— BEGIN Provided data —

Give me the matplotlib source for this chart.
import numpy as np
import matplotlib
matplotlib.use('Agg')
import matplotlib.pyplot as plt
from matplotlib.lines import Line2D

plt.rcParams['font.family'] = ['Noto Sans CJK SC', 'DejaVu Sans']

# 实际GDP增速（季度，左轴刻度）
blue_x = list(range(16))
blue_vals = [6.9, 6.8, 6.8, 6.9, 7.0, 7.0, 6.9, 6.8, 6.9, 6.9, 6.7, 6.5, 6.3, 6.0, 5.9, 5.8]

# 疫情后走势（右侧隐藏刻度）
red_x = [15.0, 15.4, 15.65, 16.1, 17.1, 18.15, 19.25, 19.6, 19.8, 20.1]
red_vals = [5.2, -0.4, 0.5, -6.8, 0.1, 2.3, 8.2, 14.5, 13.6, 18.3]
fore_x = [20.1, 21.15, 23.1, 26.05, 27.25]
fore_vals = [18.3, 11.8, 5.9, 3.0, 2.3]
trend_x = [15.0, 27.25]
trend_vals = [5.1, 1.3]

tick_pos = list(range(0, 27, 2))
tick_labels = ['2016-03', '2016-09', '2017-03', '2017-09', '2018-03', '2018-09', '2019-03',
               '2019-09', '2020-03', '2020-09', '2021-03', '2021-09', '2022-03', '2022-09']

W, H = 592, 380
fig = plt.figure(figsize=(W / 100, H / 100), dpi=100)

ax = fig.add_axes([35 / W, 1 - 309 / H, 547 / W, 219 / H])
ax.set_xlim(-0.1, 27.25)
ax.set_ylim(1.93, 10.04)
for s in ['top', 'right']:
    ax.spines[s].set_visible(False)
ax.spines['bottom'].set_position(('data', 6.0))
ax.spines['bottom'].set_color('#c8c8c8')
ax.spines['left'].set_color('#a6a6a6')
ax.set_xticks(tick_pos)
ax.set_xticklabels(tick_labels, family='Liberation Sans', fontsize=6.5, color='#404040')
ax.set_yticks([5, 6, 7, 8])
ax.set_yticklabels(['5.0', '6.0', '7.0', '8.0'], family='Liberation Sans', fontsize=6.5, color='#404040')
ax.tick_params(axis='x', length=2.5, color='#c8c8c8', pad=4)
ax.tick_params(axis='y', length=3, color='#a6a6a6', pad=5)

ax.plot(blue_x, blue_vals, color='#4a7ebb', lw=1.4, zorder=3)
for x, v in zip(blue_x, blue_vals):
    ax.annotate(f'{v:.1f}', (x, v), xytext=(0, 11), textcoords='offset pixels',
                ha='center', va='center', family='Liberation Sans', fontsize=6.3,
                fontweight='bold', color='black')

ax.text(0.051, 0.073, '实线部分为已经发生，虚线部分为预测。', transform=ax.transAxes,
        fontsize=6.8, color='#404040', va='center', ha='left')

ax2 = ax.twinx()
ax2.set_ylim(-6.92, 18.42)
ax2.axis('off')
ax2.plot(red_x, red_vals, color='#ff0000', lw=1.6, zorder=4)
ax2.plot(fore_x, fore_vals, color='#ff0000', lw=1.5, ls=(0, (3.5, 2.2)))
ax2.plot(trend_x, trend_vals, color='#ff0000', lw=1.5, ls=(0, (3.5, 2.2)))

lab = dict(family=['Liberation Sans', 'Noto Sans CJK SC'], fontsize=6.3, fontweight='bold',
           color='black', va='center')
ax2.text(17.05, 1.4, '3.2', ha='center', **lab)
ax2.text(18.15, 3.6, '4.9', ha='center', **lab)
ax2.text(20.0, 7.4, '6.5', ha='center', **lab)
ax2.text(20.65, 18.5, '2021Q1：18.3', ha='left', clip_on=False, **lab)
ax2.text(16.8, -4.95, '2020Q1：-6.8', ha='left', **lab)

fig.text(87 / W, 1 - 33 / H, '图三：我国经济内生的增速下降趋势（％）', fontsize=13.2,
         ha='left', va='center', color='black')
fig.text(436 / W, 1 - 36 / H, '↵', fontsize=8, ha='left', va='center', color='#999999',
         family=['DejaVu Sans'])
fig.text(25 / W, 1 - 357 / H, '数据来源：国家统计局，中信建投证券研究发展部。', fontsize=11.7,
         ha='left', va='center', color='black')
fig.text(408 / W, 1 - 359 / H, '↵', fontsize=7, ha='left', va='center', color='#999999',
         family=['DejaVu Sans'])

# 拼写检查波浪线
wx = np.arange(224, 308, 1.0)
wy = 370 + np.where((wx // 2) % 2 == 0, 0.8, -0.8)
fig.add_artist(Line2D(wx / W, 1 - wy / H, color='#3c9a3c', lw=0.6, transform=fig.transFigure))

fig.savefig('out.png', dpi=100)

— END Provided data —

Starting at the first line of the listing, retype every line up to and including the one with "fontsize=6.8, color='#404040', va='center', ha='left')".

Give me the matplotlib source for this chart.
import numpy as np
import matplotlib
matplotlib.use('Agg')
import matplotlib.pyplot as plt
from matplotlib.lines import Line2D

plt.rcParams['font.family'] = ['Noto Sans CJK SC', 'DejaVu Sans']

# 实际GDP增速（季度，左轴刻度）
blue_x = list(range(16))
blue_vals = [6.9, 6.8, 6.8, 6.9, 7.0, 7.0, 6.9, 6.8, 6.9, 6.9, 6.7, 6.5, 6.3, 6.0, 5.9, 5.8]

# 疫情后走势（右侧隐藏刻度）
red_x = [15.0, 15.4, 15.65, 16.1, 17.1, 18.15, 19.25, 19.6, 19.8, 20.1]
red_vals = [5.2, -0.4, 0.5, -6.8, 0.1, 2.3, 8.2, 14.5, 13.6, 18.3]
fore_x = [20.1, 21.15, 23.1, 26.05, 27.25]
fore_vals = [18.3, 11.8, 5.9, 3.0, 2.3]
trend_x = [15.0, 27.25]
trend_vals = [5.1, 1.3]

tick_pos = list(range(0, 27, 2))
tick_labels = ['2016-03', '2016-09', '2017-03', '2017-09', '2018-03', '2018-09', '2019-03',
               '2019-09', '2020-03', '2020-09', '2021-03', '2021-09', '2022-03', '2022-09']

W, H = 592, 380
fig = plt.figure(figsize=(W / 100, H / 100), dpi=100)

ax = fig.add_axes([35 / W, 1 - 309 / H, 547 / W, 219 / H])
ax.set_xlim(-0.1, 27.25)
ax.set_ylim(1.93, 10.04)
for s in ['top', 'right']:
    ax.spines[s].set_visible(False)
ax.spines['bottom'].set_position(('data', 6.0))
ax.spines['bottom'].set_color('#c8c8c8')
ax.spines['left'].set_color('#a6a6a6')
ax.set_xticks(tick_pos)
ax.set_xticklabels(tick_labels, family='Liberation Sans', fontsize=6.5, color='#404040')
ax.set_yticks([5, 6, 7, 8])
ax.set_yticklabels(['5.0', '6.0', '7.0', '8.0'], family='Liberation Sans', fontsize=6.5, color='#404040')
ax.tick_params(axis='x', length=2.5, color='#c8c8c8', pad=4)
ax.tick_params(axis='y', length=3, color='#a6a6a6', pad=5)

ax.plot(blue_x, blue_vals, color='#4a7ebb', lw=1.4, zorder=3)
for x, v in zip(blue_x, blue_vals):
    ax.annotate(f'{v:.1f}', (x, v), xytext=(0, 11), textcoords='offset pixels',
                ha='center', va='center', family='Liberation Sans', fontsize=6.3,
                fontweight='bold', color='black')

ax.text(0.051, 0.073, '实线部分为已经发生，虚线部分为预测。', transform=ax.transAxes,
        fontsize=6.8, color='#404040', va='center', ha='left')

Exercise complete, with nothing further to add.